Un système de pénalité pour faire baisser les ventes de pesticides
Rappel de notre demande : Imposer un système de bonus et de pénalités pour inciter l’agro-business à réduire drastiquement leurs ventes de pesticides et proposer des alternatives agroécologiques.
✅ : Atteint
Initialement absente, la mise en place de pénalités financières en cas de réalisation insuffisante des Certificats d'Economies de Produits Phytopharmaceutiques (CEPP) a finalement été intégrée dans la nouvelle version d'Ecophyto 2030.
Cette mesure, pour laquelle la Fondation se bat depuis plusieurs mois, vise à inciter les distributeurs de produits phytosanitaires à promouvoir des mesures de réduction d'usage et des risques associés à ces produits, sans pénaliser les seuls agriculteurs.
La Fondation salue la réintégration de cette mesure et compte sur la fixation de sanctions suffisantes pour crédibiliser le dispositif.
Vers la reconception des systèmes de productions agricoles
Rappel de notre demande : Lancer une réflexion globale sur la refonte de notre système agricole, aujourd’hui trop dépendant de l’usage des pesticides (monocultures, productions intensives…), pour aller vers des systèmes basés sur l’agroécologie.
🚧 : Partiellement atteint
Les travaux des filières sur les alternatives aux pesticides, notamment au sein du PARSADA, doivent conduire à déterminer les principales impasses techniques des filières.
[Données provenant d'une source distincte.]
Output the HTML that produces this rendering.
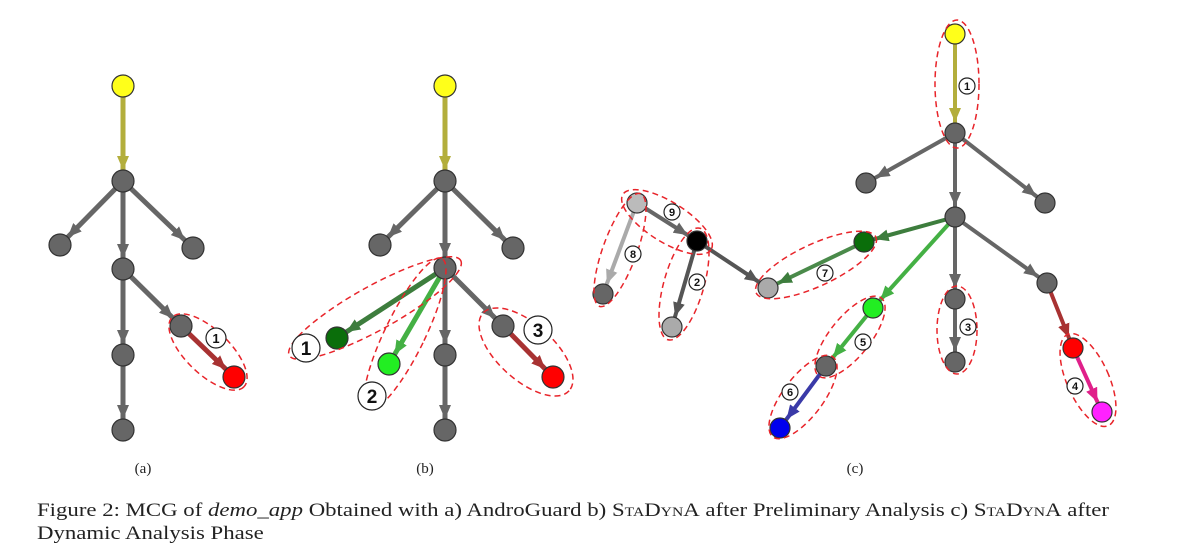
<!DOCTYPE html>
<html><head><meta charset="utf-8"><style>
body{margin:0;background:#fff;width:1200px;height:557px;overflow:hidden}
svg{position:absolute;left:0;top:0}
.cap{position:absolute;left:37px;font-family:"Liberation Serif",serif;font-size:19px;color:#222;white-space:nowrap;transform:scaleX(1.2);transform-origin:0 0}
.sc{font-variant:small-caps}
</style></head><body>
<svg width="1200" height="557" viewBox="0 0 1200 557">
<defs>
<marker id="g" markerUnits="userSpaceOnUse" markerWidth="14" markerHeight="12" refX="25" refY="6" orient="auto"><path d="M0,0L14,6L0,12z" fill="#666"/></marker>
<marker id="y" markerUnits="userSpaceOnUse" markerWidth="14" markerHeight="12" refX="25" refY="6" orient="auto"><path d="M0,0L14,6L0,12z" fill="#b3ae3c"/></marker>
<marker id="r" markerUnits="userSpaceOnUse" markerWidth="14" markerHeight="12" refX="25" refY="6" orient="auto"><path d="M0,0L14,6L0,12z" fill="#a83232"/></marker>
<marker id="dg" markerUnits="userSpaceOnUse" markerWidth="14" markerHeight="12" refX="25" refY="6" orient="auto"><path d="M0,0L14,6L0,12z" fill="#3d7d3d"/></marker>
<marker id="lg" markerUnits="userSpaceOnUse" markerWidth="14" markerHeight="12" refX="25" refY="6" orient="auto"><path d="M0,0L14,6L0,12z" fill="#44b044"/></marker>
<marker id="bl" markerUnits="userSpaceOnUse" markerWidth="14" markerHeight="12" refX="25" refY="6" orient="auto"><path d="M0,0L14,6L0,12z" fill="#3a3aa8"/></marker>
<marker id="pk" markerUnits="userSpaceOnUse" markerWidth="14" markerHeight="12" refX="25" refY="6" orient="auto"><path d="M0,0L14,6L0,12z" fill="#e0208a"/></marker>
<marker id="lt" markerUnits="userSpaceOnUse" markerWidth="14" markerHeight="12" refX="25" refY="6" orient="auto"><path d="M0,0L14,6L0,12z" fill="#aaa"/></marker>
<marker id="dk" markerUnits="userSpaceOnUse" markerWidth="14" markerHeight="12" refX="25" refY="6" orient="auto"><path d="M0,0L14,6L0,12z" fill="#555"/></marker>
</defs>
<g stroke-width="5" stroke-linecap="butt">
<line x1="123" y1="86" x2="123" y2="181" stroke="#b3ae3c" marker-end="url(#y)"/>
<line x1="123" y1="181" x2="60" y2="245" stroke="#666" marker-end="url(#g)"/>
<line x1="123" y1="181" x2="193" y2="248" stroke="#666" marker-end="url(#g)"/>
<line x1="123" y1="181" x2="123" y2="269" stroke="#666" marker-end="url(#g)"/>
<line x1="123" y1="269" x2="123" y2="355" stroke="#666" marker-end="url(#g)"/>
<line x1="123" y1="355" x2="123" y2="430" stroke="#666" marker-end="url(#g)"/>
<line x1="123" y1="269" x2="181" y2="326" stroke="#666" marker-end="url(#g)"/>
<line x1="181" y1="326" x2="234" y2="377" stroke="#a83232" marker-end="url(#r)"/>
<line x1="445" y1="86" x2="445" y2="181" stroke="#b3ae3c" marker-end="url(#y)"/>
<line x1="445" y1="181" x2="380" y2="245" stroke="#666" marker-end="url(#g)"/>
<line x1="445" y1="181" x2="513" y2="248" stroke="#666" marker-end="url(#g)"/>
<line x1="445" y1="181" x2="445" y2="268" stroke="#666" marker-end="url(#g)"/>
<line x1="445" y1="268" x2="445" y2="355" stroke="#666" marker-end="url(#g)"/>
<line x1="445" y1="355" x2="445" y2="430" stroke="#666" marker-end="url(#g)"/>
<line x1="445" y1="268" x2="503" y2="326" stroke="#666" marker-end="url(#g)"/>
<line x1="503" y1="326" x2="553" y2="377" stroke="#a83232" marker-end="url(#r)"/>
<line x1="445" y1="268" x2="337" y2="338" stroke="#3d7d3d" marker-end="url(#dg)"/>
<line x1="445" y1="268" x2="389" y2="364" stroke="#44b044" marker-end="url(#lg)"/>
</g>
<g stroke-width="4">
<line x1="955" y1="34" x2="955" y2="133" stroke="#b3ae3c" marker-end="url(#y)"/>
<line x1="955" y1="133" x2="866" y2="183" stroke="#666" marker-end="url(#g)"/>
<line x1="955" y1="133" x2="1045" y2="203" stroke="#666" marker-end="url(#g)"/>
<line x1="955" y1="133" x2="955" y2="217" stroke="#666" marker-end="url(#g)"/>
<line x1="955" y1="217" x2="864" y2="242" stroke="#3d7d3d" marker-end="url(#dg)"/>
<line x1="864" y1="242" x2="768" y2="288" stroke="#4a8a4a" marker-end="url(#dg)"/>
<line x1="955" y1="217" x2="873" y2="308" stroke="#44b044" marker-end="url(#lg)"/>
<line x1="873" y1="308" x2="826" y2="366" stroke="#44b044" marker-end="url(#lg)"/>
<line x1="826" y1="366" x2="780" y2="428" stroke="#3a3aa8" marker-end="url(#bl)"/>
<line x1="955" y1="217" x2="955" y2="299" stroke="#666" marker-end="url(#g)"/>
<line x1="955" y1="299" x2="955" y2="362" stroke="#666" marker-end="url(#g)"/>
<line x1="955" y1="217" x2="1047" y2="283" stroke="#666" marker-end="url(#g)"/>
<line x1="1047" y1="283" x2="1073" y2="348" stroke="#a83232" marker-end="url(#r)"/>
<line x1="1073" y1="348" x2="1102" y2="412" stroke="#e0208a" marker-end="url(#pk)"/>
<line x1="637" y1="203" x2="697" y2="241" stroke="#666" marker-end="url(#g)"/>
<line x1="637" y1="203" x2="603" y2="294" stroke="#aaa" marker-end="url(#lt)"/>
<line x1="697" y1="241" x2="672" y2="327" stroke="#555" marker-end="url(#dk)"/>
<line x1="697" y1="241" x2="768" y2="288" stroke="#555" marker-end="url(#dk)"/>
</g>
<g stroke="#333" stroke-width="1.2">
<circle cx="123" cy="86" r="11" fill="#ffff1a"/>
<circle cx="123" cy="181" r="11" fill="#666"/><circle cx="60" cy="245" r="11" fill="#666"/><circle cx="193" cy="248" r="11" fill="#666"/>
<circle cx="123" cy="269" r="11" fill="#666"/><circle cx="123" cy="355" r="11" fill="#666"/><circle cx="123" cy="430" r="11" fill="#666"/>
<circle cx="181" cy="326" r="11" fill="#666"/><circle cx="234" cy="377" r="11" fill="#ff0000"/>
<circle cx="445" cy="86" r="11" fill="#ffff1a"/>
<circle cx="445" cy="181" r="11" fill="#666"/><circle cx="380" cy="245" r="11" fill="#666"/><circle cx="513" cy="248" r="11" fill="#666"/>
<circle cx="445" cy="268" r="11" fill="#666"/><circle cx="445" cy="355" r="11" fill="#666"/><circle cx="445" cy="430" r="11" fill="#666"/>
<circle cx="503" cy="326" r="11" fill="#666"/><circle cx="553" cy="377" r="11" fill="#ff0000"/>
<circle cx="337" cy="338" r="11" fill="#0a6e0a"/><circle cx="389" cy="364" r="11" fill="#22ee22"/>
<circle cx="955" cy="34" r="10" fill="#ffff1a"/>
<circle cx="955" cy="133" r="10" fill="#666"/><circle cx="866" cy="183" r="10" fill="#666"/><circle cx="1045" cy="203" r="10" fill="#666"/>
<circle cx="955" cy="217" r="10" fill="#666"/><circle cx="864" cy="242" r="10" fill="#0a6e0a"/><circle cx="768" cy="288" r="10" fill="#aaa"/>
<circle cx="873" cy="308" r="10" fill="#22ee22"/><circle cx="826" cy="366" r="10" fill="#666"/><circle cx="780" cy="428" r="10" fill="#0000ee"/>
<circle cx="955" cy="299" r="10" fill="#666"/><circle cx="955" cy="362" r="10" fill="#666"/><circle cx="1047" cy="283" r="10" fill="#666"/>
<circle cx="1073" cy="348" r="10" fill="#ff0000"/><circle cx="1102" cy="412" r="10" fill="#ff22ff"/>
<circle cx="637" cy="203" r="10" fill="#bbb"/><circle cx="697" cy="241" r="10" fill="#000"/><circle cx="603" cy="294" r="10" fill="#666"/><circle cx="672" cy="327" r="10" fill="#aaa"/>
</g>
<g fill="none" stroke="#e8242a" stroke-width="1.5" stroke-dasharray="6,4">
<ellipse cx="208" cy="352" rx="50" ry="22" transform="rotate(44 208 352)"/>
<ellipse cx="375" cy="308" rx="98" ry="22" transform="rotate(-29 375 308)"/>
<ellipse cx="405" cy="334" rx="20" ry="84" transform="rotate(26 405 334)"/>
<ellipse cx="526" cy="352" rx="58" ry="28" transform="rotate(42 526 352)"/>
<ellipse cx="957" cy="84" rx="22" ry="64"/>
<ellipse cx="957" cy="330" rx="20" ry="44"/>
<ellipse cx="1088" cy="380" rx="21" ry="50" transform="rotate(-24 1088 380)"/>
<ellipse cx="816" cy="265" rx="66" ry="21" transform="rotate(-25 816 265)"/>
<ellipse cx="850" cy="337" rx="20" ry="50" transform="rotate(39 850 337)"/>
<ellipse cx="803" cy="397" rx="20" ry="50" transform="rotate(37 803 397)"/>
<ellipse cx="620" cy="250" rx="17" ry="60" transform="rotate(20 620 250)"/>
<ellipse cx="684" cy="284" rx="20" ry="58" transform="rotate(16 684 284)"/>
<ellipse cx="667" cy="222" rx="52" ry="20" transform="rotate(32 667 222)"/>
</g>
<g font-family="Liberation Sans,sans-serif" font-weight="bold" text-anchor="middle" fill="#111">
<g stroke="#222" stroke-width="1.2" fill="#fff">
<circle cx="216" cy="338" r="10"/><circle cx="306" cy="348" r="14"/><circle cx="372" cy="396" r="14"/><circle cx="538" cy="330" r="14"/>
<circle cx="967" cy="86" r="8"/><circle cx="672" cy="212" r="8"/><circle cx="633" cy="254" r="8"/><circle cx="697" cy="282" r="8"/>
<circle cx="825" cy="273" r="8"/><circle cx="863" cy="342" r="8"/><circle cx="968" cy="327" r="8"/><circle cx="790" cy="392" r="8"/><circle cx="1075" cy="386" r="8"/>
</g>
<text x="216" y="343" font-size="13">1</text>
<text x="306" y="355" font-size="19">1</text><text x="372" y="403" font-size="19">2</text><text x="538" y="337" font-size="19">3</text>
<g font-size="11"><text x="967" y="90">1</text><text x="672" y="216">9</text><text x="633" y="258">8</text><text x="697" y="286">2</text>
<text x="825" y="277">7</text><text x="863" y="346">5</text><text x="968" y="331">3</text><text x="790" y="396">6</text><text x="1075" y="390">4</text></g>
</g>
<g font-family="Liberation Serif,serif" font-size="15" fill="#222" text-anchor="middle">
<text x="143" y="473">(a)</text><text x="425" y="473">(b)</text><text x="855" y="473">(c)</text>
</g>
</svg>
<div class="cap" style="top:500px">Figure 2: MCG of <i>demo_app</i> Obtained with a) AndroGuard b) <span class="sc">StaDynA</span> after Preliminary Analysis c) <span class="sc">StaDynA</span> after</div>
<div class="cap" style="top:523px">Dynamic Analysis Phase</div>
</body></html>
Toutefois, Ecophyto 2030 ne prévoit toujours pas de réflexions communes à l'ensemble des filières pour sortir des pesticides en restaurant la biodiversité agricole et diversifiant les productions agricoles.
Quelques mesures sont néanmoins prévues pour soutenir le monde agricole, par exemple par des investissements pour accompagner la diversification des productions agricoles sur les fermes en favorisant la création de débouchés économiques pour les nouvelles productions. Le plan prévoit également de renforcer la recherche et l'enseignement pour accompagner la reconception des systèmes agricoles.
La nécessaire reconception des systèmes de production agricoles reste le parent pauvre du plan Ecophyto 2030 malgré le consensus scientifique qui l'identifie comme un levier majeur pour accompagner la sortie des pesticides. La Fondation appelle à la mise en œuvre ambitieuse d'un plan d'accompagnement de cette transformation de l'ensemble des filières agricoles.
Des mesures miroirs pour limiter les distorsions de concurrence environnementales
Rappel de notre demande : Refuser l’entrée sur le marché européen d’aliments produits avec des pesticides interdits en Europe. Une situation dramatique qui fait subir à nos agriculteurs une concurrence déloyale.
✅ : Atteint
Le plan entérine la volonté de porter au niveau européen notamment la mise en œuvre des clauses et mesures miroirs pour éviter les distorsions de concurrence qui conduisent à freiner la transition agroécologique des agriculteurs européens. Pour cela, le plan Ecophyto propose différentes mesures également portées par la Fondation :
- Diminuer automatiquement les limites maximales de résidus (LMR) pour les molécules interdites au sein de l'UE au seuil de détection ;
- Supprimer les tolérances à l'importation (TI) accordées pour des substances interdites au sein de l'UE afin de ne pas bloquer les importations en provenance des pays tiers.
La Fondation soutient ces mesures et encourage les pouvoirs publics français à porter une position forte lors du prochain cycle européen afin que ces mesures soient intégrées dans la législation européenne.